From Justice Neil Gorsuch’s majority opinion in 303 Creative v. Elenis, decided June 30:

It is difficult to read the dissent [by Justice Sonia Sotomayor] and conclude we are looking at the same case. . . . The dissent claims that Colorado wishes to regulate Ms. Smith’s “conduct,” not her speech. Forget Colorado’s stipulation that Ms. Smith’s activities are “expressive,” and the Tenth Circuit’s conclusion that the State seeks to compel “pure speech.” The dissent chides us for deciding a pre-enforcement challenge. But it ignores the Tenth Circuit’s finding that Ms. Smith faces a credible threat of sanctions unless she conforms her views to the State’s. The dissent suggests (over and over again) that any burden on speech here is “incidental.” All despite the Tenth Circuit’s finding that Colorado intends to force Ms. Smith to convey a message she does not believe with the “very purpose” of “[e]liminating . . . ideas.” . . .

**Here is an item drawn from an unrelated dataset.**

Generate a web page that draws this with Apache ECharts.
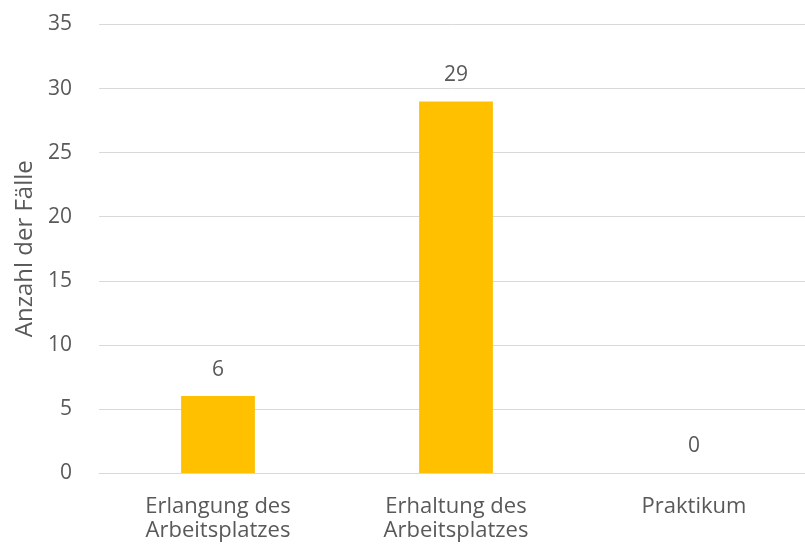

In some places, the dissent gets so turned around about the facts that it opens fire on its own position. For instance: While stressing that a Colorado company cannot refuse “the full and equal enjoyment of [its] services” based on a customer’s protected status, the dissent assures us that a company selling creative services “to the public” does have a right “to decide what messages to include or not to include.” But if that is true, what are we even debating?”